--- start GIVEN MATERIAL ---

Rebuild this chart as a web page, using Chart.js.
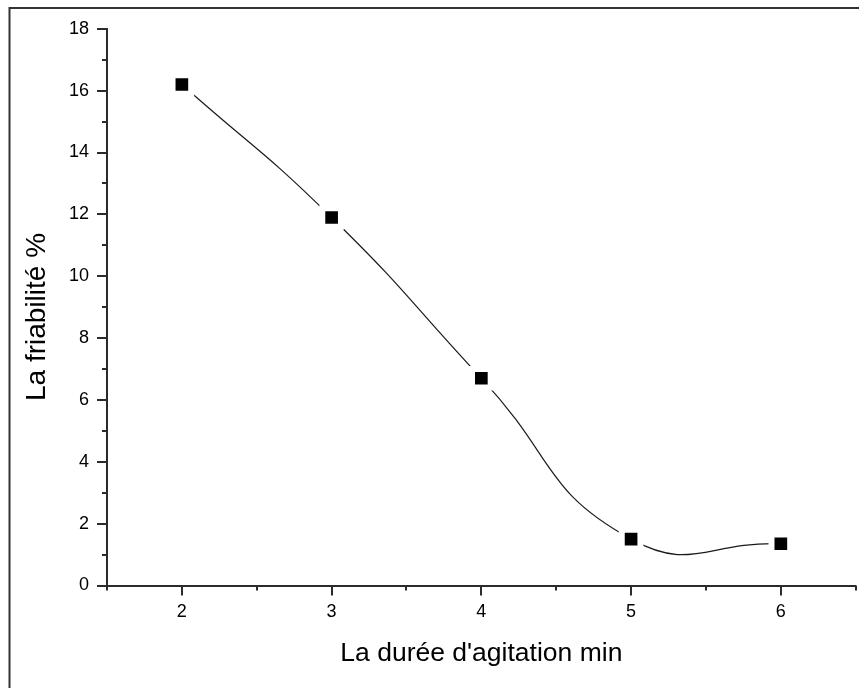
<!DOCTYPE html>
<html>
<head>
<meta charset="utf-8">
<title>Friabilité</title>
<script src="https://cdn.jsdelivr.net/npm/chart.js@4.4.0/dist/chart.umd.min.js"></script>
<style>
  html, body { margin: 0; padding: 0; background: #fff; }
  canvas { display: block; }
</style>
</head>
<body>
<canvas id="friabChart" width="859" height="688"></canvas>
<script>
// Durée d'agitation (min) et friabilité (%)
const durees = [2, 3, 4, 5, 6];
const friabilite = [16.2, 11.9, 6.7, 1.5, 1.35];

// Graduations principales portant un libellé
const xLabels = [2, 3, 4, 5, 6];
const yLabels = [0, 2, 4, 6, 8, 10, 12, 14, 16, 18];

const police = "'Liberation Sans', Arial, sans-serif";
const couleurAxe = '#2b2b2b';

// Cadre extérieur de la figure
const cadre = {
    id: 'cadre',
    beforeDraw(chart) {
        const ctx = chart.ctx;
        ctx.save();
        ctx.fillStyle = '#fff';
        ctx.fillRect(0, 0, chart.width, chart.height);
        ctx.strokeStyle = '#333';
        ctx.lineWidth = 2;
        ctx.beginPath();
        ctx.moveTo(9.5, chart.height + 5);
        ctx.lineTo(9.5, 8);
        ctx.lineTo(chart.width + 5, 8);
        ctx.stroke();
        ctx.restore();
    }
};

// Graduations extérieures : longues pour les valeurs libellées, courtes sinon
const graduations = {
    id: 'graduations',
    afterDraw(chart) {
        const ctx = chart.ctx;
        const xs = chart.scales.x;
        const ys = chart.scales.y;
        const area = chart.chartArea;
        ctx.save();
        ctx.strokeStyle = couleurAxe;
        ctx.lineWidth = 2;
        ctx.beginPath();
        xs.ticks.forEach(t => {
            const px = Math.round(xs.getPixelForValue(t.value));
            const len = xLabels.includes(t.value) ? 10 : 5;
            ctx.moveTo(px, area.bottom);
            ctx.lineTo(px, area.bottom + len);
        });
        ys.ticks.forEach(t => {
            const py = Math.round(ys.getPixelForValue(t.value));
            const len = yLabels.includes(t.value) ? 10 : 5;
            ctx.moveTo(area.left, py);
            ctx.lineTo(area.left - len, py);
        });
        ctx.stroke();
        ctx.restore();
    }
};

const ctx = document.getElementById('friabChart').getContext('2d');

new Chart(ctx, {
    type: 'line',
    data: {
        datasets: [{
            data: durees.map((d, i) => ({ x: d, y: friabilite[i] })),
            borderColor: '#1a1a1a',
            borderWidth: 1.2,
            tension: 0.5,
            pointStyle: 'rect',
            // carré noir entouré d'un liseré blanc qui coupe la courbe
            pointRadius: 13.2,
            pointBackgroundColor: '#000',
            pointBorderColor: '#fff',
            pointBorderWidth: 6,
            fill: false
        }]
    },
    options: {
        responsive: false,
        animation: false,
        // pas de marge automatique pour les marqueurs : la zone de tracé est fixée à la main
        layout: { autoPadding: false, padding: { left: 0, top: 28.5, right: 3.3, bottom: 0 } },
        plugins: {
            legend: { display: false },
            tooltip: { enabled: false }
        },
        scales: {
            x: {
                type: 'linear',
                min: 1.5,
                max: 6.5,
                afterFit: s => { s.height = 102.5; },
                // graduations invisibles : elles ne servent qu'à écarter les libellés de l'axe
                grid: { display: true, drawOnChartArea: false, drawTicks: true, tickLength: 16, tickColor: 'rgba(0,0,0,0)' },
                border: { display: true, color: couleurAxe, width: 2 },
                ticks: {
                    stepSize: 0.5,
                    autoSkip: false,
                    maxRotation: 0,
                    padding: 0,
                    color: '#000',
                    font: { family: police, size: 18 },
                    callback: v => xLabels.includes(v) ? String(v) : ''
                },
                title: {
                    display: true,
                    text: "La durée d'agitation min",
                    color: '#000',
                    font: { family: police, size: 26.5 },
                    padding: { top: 0, bottom: 18.3 }
                }
            },
            y: {
                min: 0,
                max: 18,
                afterFit: s => { s.width = 107; },
                grid: { display: false, drawTicks: false },
                border: { display: true, color: couleurAxe, width: 2 },
                ticks: {
                    stepSize: 1,
                    autoSkip: false,
                    padding: 18,
                    color: '#000',
                    font: { family: police, size: 18 },
                    callback: v => yLabels.includes(v) ? String(v) : ''
                },
                title: {
                    display: true,
                    // espaces finales : le titre est un peu décalé vers le bas
                    text: 'La friabilité %\u2002\u2009',
                    color: '#000',
                    font: { family: police, size: 28 },
                    padding: { top: 20.5, bottom: 0 }
                }
            }
        }
    },
    plugins: [cadre, graduations]
});
</script>
</body>
</html>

--- end GIVEN MATERIAL ---

Take the lines from the start of the material to the line with "const friabilite = [16.2, 11.9, 6.7, 1.5, 1.35];", both included, and transcribe them exactly without the pictures.

Rebuild this chart as a web page, using Chart.js.
<!DOCTYPE html>
<html>
<head>
<meta charset="utf-8">
<title>Friabilité</title>
<script src="https://cdn.jsdelivr.net/npm/chart.js@4.4.0/dist/chart.umd.min.js"></script>
<style>
  html, body { margin: 0; padding: 0; background: #fff; }
  canvas { display: block; }
</style>
</head>
<body>
<canvas id="friabChart" width="859" height="688"></canvas>
<script>
// Durée d'agitation (min) et friabilité (%)
const durees = [2, 3, 4, 5, 6];
const friabilite = [16.2, 11.9, 6.7, 1.5, 1.35];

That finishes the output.